Carte de l'Iran montrant les sites nucléaires, réacteurs et mines d'uranium ( AFP / Sylvie HUSSON )
Les discussions indirectes, sous médiation omanaise, avaient été lancées le 12 avril à Mascate par M. Araghchi et l'émissaire du président Donald Trump pour le Moyen-Orient, Steve Witkoff.
Elles se poursuivront samedi à Rome, a indiqué mercredi la télévision d'Etat iranienne, une information confirmée à l'AFP par le ministère italien des Affaires étrangères.
Avant ces nouvelles discussions indirectes entre deux pays ennemis qui n'ont plus de relations diplomatiques depuis 1980, M. Araghchi a affirmé que la question de l'enrichissement d'uranium n'était "pas négociable".
Il semblait réagir à une déclaration de M. Witkoff qui a affirmé mardi que "l'Iran doit stopper son programme d'enrichissement et de militarisation nucléaires, et l'éliminer".
Cette déclaration apparaît à rebours de ses propos tenus la veille sur la chaîne Fox News: il s'était alors abstenu de réclamer un démantèlement total du programme nucléaire iranien.

L'envoyée américain pour le Moyen-Orient Steve Witkoff, le 6 mars 2025 à la Maison Blanche (gauche) et le ministre des Affaires étrangères iranien Abbas Araghchi, le 7 mars 2025 à Jeddah ( AFP / Mandel NGAN )

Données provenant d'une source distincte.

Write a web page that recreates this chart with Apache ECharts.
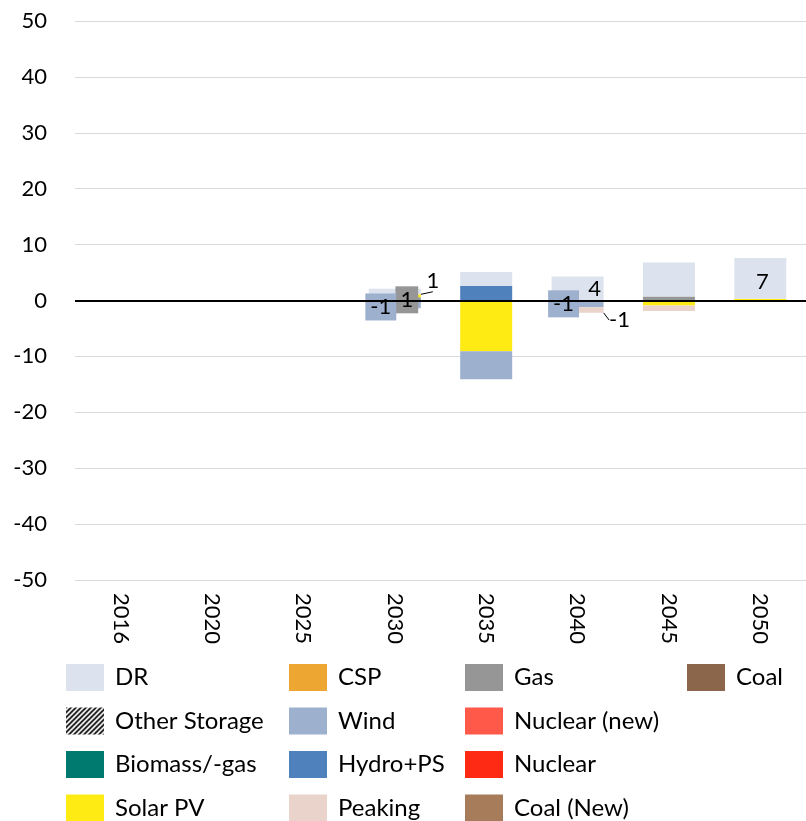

"En diplomatie, un tel changement risque de compromettre toute ouverture", a fustigé sur X le porte-parole de la diplomatie iranienne, Esmaïl Baghaï.
M. Araghchi est attendu jeudi en Russie pour des discussions sur le nucléaire. Il transmettra au président russe, Vladimir Poutine, un message écrit du guide suprême iranien.
- Navette diplomatique -

Le président américain Donald Trump embarque à bord de son avion Air Force One à la base aérienne d'Andrews, dans le Maryland, le 11 avril 2025 ( AFP / Brendan SMIALOWSKI )

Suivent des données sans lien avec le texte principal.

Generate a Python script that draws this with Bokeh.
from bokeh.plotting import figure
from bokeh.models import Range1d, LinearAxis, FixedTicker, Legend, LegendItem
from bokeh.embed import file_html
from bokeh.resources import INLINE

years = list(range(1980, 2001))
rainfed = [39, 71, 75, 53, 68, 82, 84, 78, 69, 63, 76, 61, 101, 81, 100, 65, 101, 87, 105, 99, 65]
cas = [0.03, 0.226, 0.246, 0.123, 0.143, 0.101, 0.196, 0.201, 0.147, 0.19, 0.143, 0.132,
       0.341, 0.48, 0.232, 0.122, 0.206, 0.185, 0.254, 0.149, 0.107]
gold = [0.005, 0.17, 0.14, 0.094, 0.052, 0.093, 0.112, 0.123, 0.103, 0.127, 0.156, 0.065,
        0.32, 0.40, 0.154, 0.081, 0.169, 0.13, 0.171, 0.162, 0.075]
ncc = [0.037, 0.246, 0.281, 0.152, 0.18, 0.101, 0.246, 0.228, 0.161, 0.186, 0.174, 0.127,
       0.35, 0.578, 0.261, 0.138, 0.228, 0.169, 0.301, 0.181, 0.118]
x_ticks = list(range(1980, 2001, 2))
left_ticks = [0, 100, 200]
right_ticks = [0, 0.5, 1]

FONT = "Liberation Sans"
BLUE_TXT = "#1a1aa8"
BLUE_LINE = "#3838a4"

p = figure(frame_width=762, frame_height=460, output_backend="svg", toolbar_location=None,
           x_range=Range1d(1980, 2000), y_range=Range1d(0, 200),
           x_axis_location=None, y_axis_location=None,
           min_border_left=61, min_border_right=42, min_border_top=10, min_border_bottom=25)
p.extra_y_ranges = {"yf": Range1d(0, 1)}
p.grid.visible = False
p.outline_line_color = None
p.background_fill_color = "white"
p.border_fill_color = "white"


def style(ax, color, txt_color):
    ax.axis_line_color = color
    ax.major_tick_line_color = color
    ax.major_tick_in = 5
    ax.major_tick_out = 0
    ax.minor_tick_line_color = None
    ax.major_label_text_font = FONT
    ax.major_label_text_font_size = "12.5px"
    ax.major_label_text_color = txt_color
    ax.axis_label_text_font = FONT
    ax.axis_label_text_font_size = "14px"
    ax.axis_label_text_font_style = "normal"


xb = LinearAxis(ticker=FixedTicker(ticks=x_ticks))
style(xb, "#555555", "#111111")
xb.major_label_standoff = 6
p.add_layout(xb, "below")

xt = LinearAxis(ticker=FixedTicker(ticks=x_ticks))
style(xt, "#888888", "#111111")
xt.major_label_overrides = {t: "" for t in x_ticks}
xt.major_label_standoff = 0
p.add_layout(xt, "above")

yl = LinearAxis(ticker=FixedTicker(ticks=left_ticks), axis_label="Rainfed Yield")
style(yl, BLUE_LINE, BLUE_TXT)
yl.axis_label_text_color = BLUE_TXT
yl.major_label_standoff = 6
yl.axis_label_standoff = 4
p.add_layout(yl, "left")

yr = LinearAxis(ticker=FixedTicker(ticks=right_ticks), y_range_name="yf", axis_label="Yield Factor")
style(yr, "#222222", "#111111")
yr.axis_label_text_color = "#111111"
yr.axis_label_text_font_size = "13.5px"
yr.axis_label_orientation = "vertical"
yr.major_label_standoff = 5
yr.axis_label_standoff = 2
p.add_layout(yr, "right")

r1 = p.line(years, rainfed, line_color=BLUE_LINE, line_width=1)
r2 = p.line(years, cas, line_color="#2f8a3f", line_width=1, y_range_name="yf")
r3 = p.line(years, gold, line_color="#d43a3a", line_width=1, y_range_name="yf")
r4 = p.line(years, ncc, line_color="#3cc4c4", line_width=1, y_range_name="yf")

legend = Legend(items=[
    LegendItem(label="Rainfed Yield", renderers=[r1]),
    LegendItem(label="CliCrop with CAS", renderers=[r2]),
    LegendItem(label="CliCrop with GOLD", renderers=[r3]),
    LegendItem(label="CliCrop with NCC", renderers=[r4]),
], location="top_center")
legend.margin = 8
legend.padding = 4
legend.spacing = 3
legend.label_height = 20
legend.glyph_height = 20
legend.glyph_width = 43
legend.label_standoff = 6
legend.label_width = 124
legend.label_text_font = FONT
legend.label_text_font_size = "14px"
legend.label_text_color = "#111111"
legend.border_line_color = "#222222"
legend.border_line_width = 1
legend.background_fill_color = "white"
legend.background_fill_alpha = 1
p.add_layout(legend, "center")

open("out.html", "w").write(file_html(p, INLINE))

La Russie est l'un des membres d'un accord international sur le nucléaire conclu avec l'Iran en 2015, mais devenu caduc à la suite de la décision des Etats-Unis de s'en retirer en 2018.
La France, le Royaume-Uni, la Chine et l'Allemagne font également partie du pacte.
Le texte prévoit la levée de sanctions internationales visant l'Iran en échange d'un encadrement de son programme nucléaire par l'AIEA.
Selon cette instance, l'Iran respectait ses engagements jusqu'au retrait décidé en 2018 par Donald Trump et le rétablissement des sanctions américaines.
Depuis son retour à la Maison Blanche, M. Trump appelle l'Iran à négocier un nouveau texte mais menace de bombarder le pays en cas d'échec de la diplomatie.
Le président iranien Massoud Pezeshkian a dit mercredi souhaiter "conclure" un accord avec les Etats-Unis autour du programme nucléaire.
Mardi, le guide suprême iranien, l'ayatollah Ali Khamenei, ultime décideur sur les questions stratégiques, a salué les discussions en cours, mais s'est dit sceptique sur leur issue.

Un homme repeint un mur de l'ancienne ambassade des Etats-Unis à Téhéran le 8 avril 2025, aux couleurs du drapeau américain avec des têtes de mort remplaçant les étoiles ( AFP / ATTA KENARE )
L'Iran est le seul Etat non doté d'armes nucléaires à enrichir de l'uranium à un niveau élevé (60%), proche des 90% nécessaires à la fabrication de l'arme atomique, tout en continuant à accumuler d'importants stocks de matière fissile, selon l'AIEA.
L'accord de 2015 plafonnait ce taux à 3,67%.